Common tail sources for a cloud-sandbox platform:
- Cold region. Your pool is empty; the sandbox is booted on-demand. Usually 500 ms–2s.
- TCP retransmit. 0.05–0.35% of internet SYNs get dropped. Linux’s default reaction is 1s → 3s → 7s exponential backoff. That’s how you get 3-second tails on a connect call that usually takes 30 ms.
- SDK retry amplification. A well-meaning retry loop multiplies a single slow handshake into three chained timeouts. (We shipped this pathology ourselves and wrote about fixing it.)
- Concurrent-limit check at the edge. If the enforcement path involves fanning out to N regions to count "how many sandboxes does this org have," a slow region stalls every create.
Every one of these is fixable. Which brings us to...
What a platform can do about p99
Things we’ve done at Podflare to pull the tail in (rough order of impact):
- Aggressive warm pool (120 sandboxes pre-booted per region). Cold boots only happen when the pool drains faster than refill, which is rare. See the warm pool doc.
- Per-region timeouts with generous fallback. Our fan-out concurrent-limit check used to have 1500 ms per-region timeouts; one slow region stalled every create. Dropped to 400 ms; slight under-count preferable to stalling the create on the happy path.
- SDK connect timeout tuned for real networks. Generous connect timeout (2.5 s) + one retry on a fresh socket. Avoids the "tight timeout + retries=2" compounding pathology.
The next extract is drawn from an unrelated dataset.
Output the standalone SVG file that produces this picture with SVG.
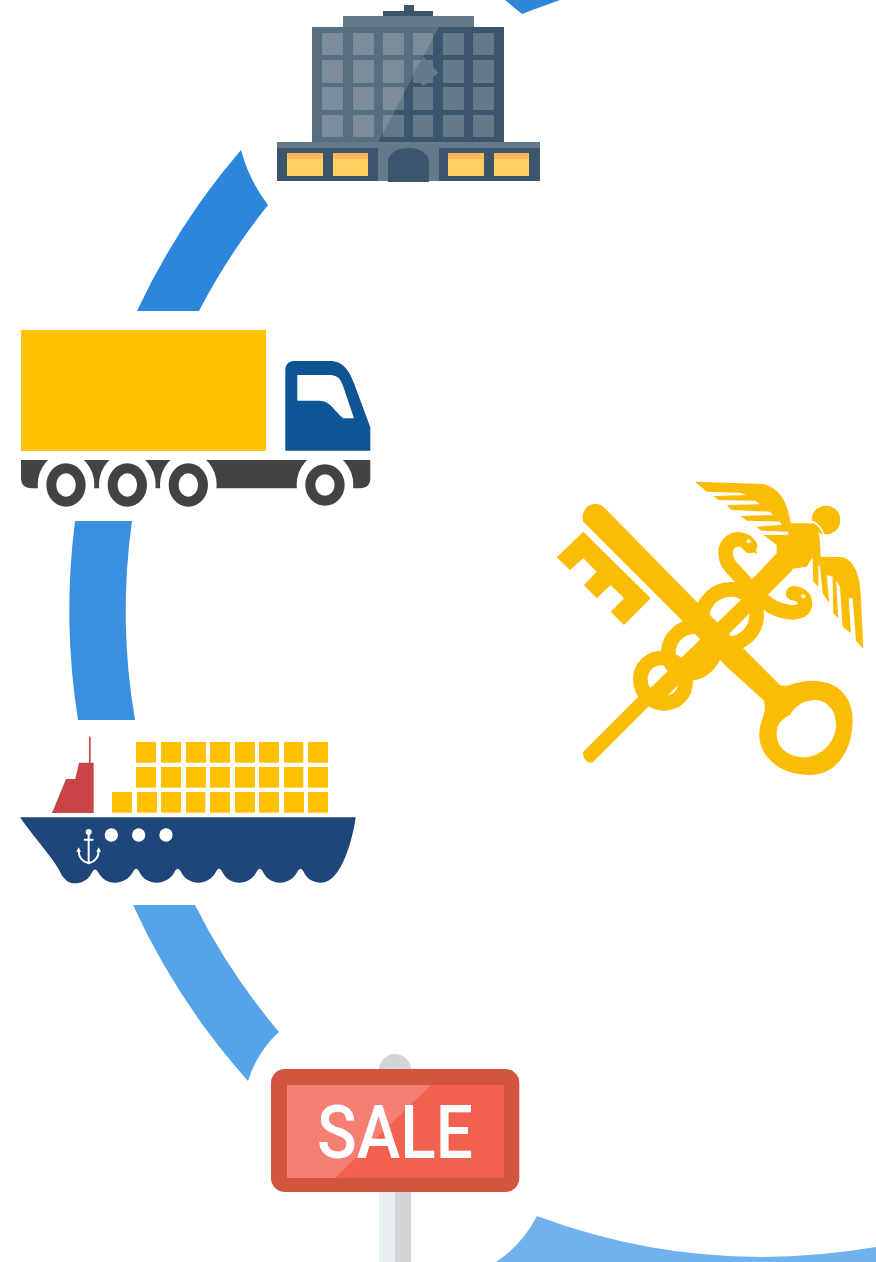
<svg xmlns="http://www.w3.org/2000/svg" width="876" height="1262" viewBox="0 0 876 1262">
<style>
.dk{fill:#3b556c}.md{fill:#64798a}.ct{fill:#ffc000}.em{fill:#fbbc05}.els{fill:none;stroke:#fbbc05;stroke-linecap:round}.w{fill:#fff}
.anc{fill:none;stroke:#fff;stroke-width:6;stroke-linecap:round}
</style>
<rect width="876" height="1262" fill="#fff"/>
<g id="connectors">
<path d="M505 0L522 14Q540 7 560 0Z" fill="#2b86dc"/>
<path d="M137 311A701 701 0 0 1 241 150Q249 180 268 205A645 645 0 0 0 199 311Z" fill="#2b86dc"/>
<path d="M75 521A701 701 0 0 0 78 720H135A645 645 0 0 1 132 521Z" fill="#3a8fdf"/>
<path d="M133 905A701 701 0 0 0 248 1081Q257 1052 279 1032A645 645 0 0 1 195 905Z" fill="#55a3e8"/>
<path d="M496 1262Q522 1245 537 1216Q700 1277 876 1247V1262Z" fill="#70b1ee"/>
</g>
<g id="building" transform="translate(270 0) scale(.3333)">
<rect class="dk" x="402" y="15" width="30" height="20"/>
<rect class="dk" x="339" y="33" width="150" height="16"/>
<rect class="md" x="219" y="48" width="393" height="34"/>
<rect class="dk" x="126" y="81" width="576" height="346"/>
<g class="md">
<rect x="156" y="99" width="63" height="66"/><rect x="249" y="99" width="63" height="66"/><rect x="339" y="99" width="63" height="66"/><rect x="429" y="99" width="60" height="66"/><rect x="519" y="99" width="63" height="66"/><rect x="609" y="99" width="63" height="66"/>
<rect x="156" y="180" width="63" height="69"/><rect x="249" y="180" width="63" height="69"/><rect x="339" y="180" width="63" height="69"/><rect x="429" y="180" width="60" height="69"/><rect x="519" y="180" width="63" height="69"/><rect x="609" y="180" width="63" height="69"/>
<rect x="156" y="261" width="63" height="69"/><rect x="249" y="261" width="63" height="69"/><rect x="339" y="261" width="63" height="69"/><rect x="429" y="261" width="60" height="69"/><rect x="519" y="261" width="63" height="69"/><rect x="609" y="261" width="63" height="69"/>
<rect x="156" y="345" width="63" height="66"/><rect x="249" y="345" width="63" height="66"/><rect x="339" y="345" width="63" height="66"/><rect x="429" y="345" width="60" height="66"/><rect x="519" y="345" width="63" height="66"/><rect x="609" y="345" width="63" height="66"/>
</g>
<path d="M126 81H507L325 426H126Z" fill="#fff" opacity=".15"/>
<path class="md" d="M460 170L505 218L460 258L428 225Z"/>
<rect class="dk" x="21" y="426" width="789" height="117"/>
<rect class="md" x="21" y="426" width="789" height="18"/>
<rect class="md" x="324" y="444" width="183" height="99"/>
<path class="dk" d="M354 546V485C354 458 385 444 415 444S477 458 477 485V546Z"/>
<g fill="#ffd15f"><rect x="51" y="459" width="108" height="69"/><rect x="189" y="459" width="105" height="69"/><rect x="534" y="459" width="108" height="69"/><rect x="672" y="459" width="105" height="69"/></g>
<g fill="#ffb957"><rect x="51" y="459" width="108" height="18"/><rect x="189" y="459" width="105" height="18"/><rect x="534" y="459" width="108" height="18"/><rect x="672" y="459" width="105" height="18"/></g>
</g>
<g id="truck" transform="translate(10 350) scale(.3333)">
<rect class="ct" x="33" y="-60" width="735" height="363"/>
<path d="M826 60C826 40 840 33 855 33H960C1000 33 1020 65 1032 100L1081 232V302H826Z" fill="#0e5596"/>
<path class="w" d="M862 75H960C985 75 993 90 1000 110L1032 205H1000C975 185 960 152 930 152H862Z"/>
<path d="M33 330H1081V385C1081 405 1070 415 1050 415H65C45 415 33 405 33 385Z" fill="#434343"/>
<g class="w"><ellipse cx="168" cy="405" rx="85" ry="97"/><ellipse cx="352" cy="405" rx="85" ry="97"/><ellipse cx="535" cy="405" rx="85" ry="97"/><ellipse cx="945" cy="405" rx="85" ry="97"/></g>
<g fill="none" stroke="#434343" stroke-width="30"><ellipse cx="168" cy="405" rx="44" ry="50"/><ellipse cx="352" cy="405" rx="44" ry="50"/><ellipse cx="535" cy="405" rx="44" ry="50"/><ellipse cx="945" cy="405" rx="44" ry="47"/></g>
</g>
<g id="ship" transform="translate(10 730) scale(.3333)">
<path d="M237 20H242V98H251V249H126L168 147H196L207 98H237Z" fill="#c94444"/>
<g class="ct">
<rect x="378" y="36" width="60" height="62"/><rect x="453" y="36" width="60" height="62"/><rect x="528" y="36" width="60" height="62"/><rect x="600" y="36" width="60" height="62"/><rect x="675" y="36" width="60" height="62"/><rect x="747" y="36" width="60" height="62"/><rect x="822" y="36" width="58" height="62"/><rect x="894" y="36" width="60" height="62"/>
<rect x="378" y="111" width="60" height="62"/><rect x="453" y="111" width="60" height="62"/><rect x="528" y="111" width="60" height="62"/><rect x="600" y="111" width="60" height="62"/><rect x="675" y="111" width="60" height="62"/><rect x="747" y="111" width="60" height="62"/><rect x="822" y="111" width="58" height="62"/><rect x="894" y="111" width="60" height="62"/>
<rect x="306" y="186" width="60" height="62"/><rect x="381" y="186" width="60" height="62"/><rect x="453" y="186" width="60" height="62"/><rect x="528" y="186" width="58" height="62"/><rect x="600" y="186" width="60" height="62"/><rect x="675" y="186" width="60" height="62"/><rect x="747" y="186" width="60" height="62"/><rect x="822" y="186" width="60" height="62"/><rect x="894" y="186" width="60" height="62"/>
</g>
<path d="M30 262H1037C1030 320 995 458 935 458C905 458 890 445 880 424C875 414 868 414 863 424C852 445 835 458 810 458C785 458 768 445 758 424C753 414 746 414 741 424C730 445 712 458 688 458C662 458 646 445 636 424C631 414 624 414 619 424C608 445 590 458 565 458C540 458 522 445 512 424C507 414 500 414 495 424C484 445 465 458 440 458C415 458 397 445 387 424C382 414 375 414 370 424C359 445 340 458 315 458C292 458 274 445 264 426C259 416 252 416 247 426C236 447 220 460 195 460C172 460 160 445 150 425C130 385 70 320 30 262Z" fill="#1e4678"/>
<g class="w"><circle cx="304" cy="315" r="20"/><circle cx="386" cy="315" r="20"/><circle cx="468" cy="315" r="20"/><circle cx="236" cy="306" r="9"/>
<path d="M199 365L206 352L213 365Z"/><path d="M259 365L266 352L273 365Z"/></g>
<path class="anc" d="M236 310V398M224 329H248M206 362C206 385 222 396 236 400C250 396 266 385 266 362"/>
</g>
<g id="sale-sign" transform="translate(260 1045) scale(.3333)">
<circle cx="405" cy="75" r="48" fill="#d1d5d8"/>
<rect x="357" y="430" width="48" height="222" fill="#e9eef1"/>
<rect x="405" y="430" width="48" height="222" fill="#d1d5d8"/>
<rect x="33" y="72" width="745" height="369" rx="42" fill="#d2553f"/>
<rect x="81" y="120" width="651" height="279" fill="#f26050"/>
<path d="M81 120H513L225 399H81Z" fill="#f57f72"/>
</g>
<text x="317" y="1158" font-family="Roboto, 'Liberation Sans', sans-serif" font-size="74" font-weight="500" fill="#fff" textLength="156" lengthAdjust="spacingAndGlyphs">SALE</text>
<g id="customs-emblem" transform="translate(550 470) scale(.3333)">
<path class="em" d="M100 155C90 125 115 95 145 103C152 105 158 108 163 113L440 395L600 555L690 645C710 655 740 632 785 632C865 632 908 680 908 750C908 840 860 915 780 915C690 915 625 860 628 790C630 745 655 725 640 690L530 590L385 440Z"/>
<path class="w" d="M680 790C680 760 700 745 720 735C740 700 770 690 800 690C840 695 860 730 858 770C855 820 810 862 760 862C715 860 680 835 680 790Z"/>
<path class="em" d="M100 185L302 385L222 465L182 425L222 385L182 345L140 385L102 345L140 305L100 265L60 300L20 262Z"/>
<g class="els" stroke-width="44">
<ellipse cx="339" cy="632" rx="70" ry="66" transform="rotate(45 339 632)"/>
<ellipse cx="425" cy="540" rx="66" ry="74" transform="rotate(45 425 540)"/>
<ellipse cx="538" cy="440" rx="80" ry="84" transform="rotate(45 538 440)"/>
<path d="M590 345C560 300 525 290 527 245C530 205 578 195 600 228"/>
<path d="M632 385C680 430 765 445 765 400C765 382 750 372 730 370"/>
</g>
<path class="em" d="M575 190L605 205L622 252L585 235Z"/>
<path class="em" d="M725 352L775 370L785 395L755 425Z"/>
<circle class="w" cx="596" cy="214" r="6"/>
<circle class="w" cx="760" cy="379" r="6"/>
<path class="em" d="M100 845L265 680L295 710L130 875C118 885 95 868 100 845Z"/>
<path class="em" d="M295 660L700 265L728 300L330 700Z"/>
<path class="em" d="M435 35L640 42C690 55 712 95 722 160L780 160C800 165 810 190 810 220L812 260L880 262C915 275 930 320 932 370L940 537L918 512L908 385L896 385L903 490L878 470L870 350L858 330L865 445L850 430L848 320L830 315L838 400L818 370L810 290L805 285L805 350L790 335L788 262L770 290L700 300L640 370L590 345L680 250L680 225L640 195L715 195V185L635 182L618 170L695 165L690 155L590 152L573 138L670 135L660 125L545 120L530 105L630 103L615 92L505 90L490 78L590 75L570 68L470 65Z"/>
<circle class="em" cx="828" cy="150" r="43"/>
<path d="M780 155C800 155 815 175 822 195" fill="none" stroke="#fff" stroke-width="5"/>
</g>
</svg>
- Cloudflare edge in front of every region. From most residential callers, the CF edge PoP iscloser than any individual origin — the "extra hop" is shorter wall-clock. Counter- intuitive, measurable.
- vsock instead of in-VM HTTP. The hot-exec path doesn’t pay for TCP + TLS + HTTP framing inside the guest. That’s 3 ms server-side on hot exec vs 180 ms on platforms that use in-VM HTTP.
Net result: Podflare p99 from a residential laptop is 236 ms. p99 from an agent running in a nearby cloud region is ~188 ms. Max observed across 100 sequential iterations: 475 ms. No 3-second tails. The full comparison is in the benchmark post.
What you, the agent developer, can do
Independent of which platform you use:
1. Pre-warm a sandbox before the user needs it
At the start of a chat session — or better, at page load if you can predict the user will start a chat — open a sandbox. The first tool call then lands on an already-live sandbox, which has sub-50 ms hot-exec latency. Cold-start cost becomes free from the user’s perspective.
2. Use persistent REPL, not fresh containers per call
Already covered here. Every tool call on an already-open sandbox is ~46 ms hot-exec; every tool call on a fresh sandbox is ~190 ms cold-start. Pay the create cost once, amortize across every subsequent call.
3. Streaming stdout to the UI hides latency
For code that takes 1+ seconds to run, stream stdout byte-by-byte to the UI. The user sees output while the code runs, which makes perceived latency feel like zero even when wall-clock is real. Every major sandbox platform supports streaming tool results.
4. Run benchmarks from your actual agent’s location
Our p99 is 236 ms from a California laptop. From an agent running in a Vercel serverless function in us-east-1, it might be 45 ms or 400 ms depending on which region the CF edge routes to. The p99 you care about is the one measured from your compute location, not the one in a vendor’s blog post.
What you should demand in benchmarks you read
If a vendor’s benchmark only shows p50: skepticism. Ask for p95, p99, max. Ask for the number of samples — 30+ is the floor for stable tail estimates; 5-sample numbers are noise. Ask where the bench was run from — a fiber-connected desktop looks 10x better than residential wifi, and both look very different from in-cloud.
We publish min / p50 / p90 / p95 / p99 / max / mean for all three platforms we compete against, with the script public so you can reproduce. This is the bar.
The takeaway
When you’re picking a cloud sandbox for an AI agent, weight p99 and max at least as heavily as p50. A platform with a 300 ms p50 and a 240 ms p99 is a better production bet than a platform with a 150 ms p50 and a 3000 ms p99 — even though the first platform looks slower on paper.
Most agent UX failures aren’t from the median case being bad. They’re from occasional long stalls that add up across multi-step workflows. Buy tight tails.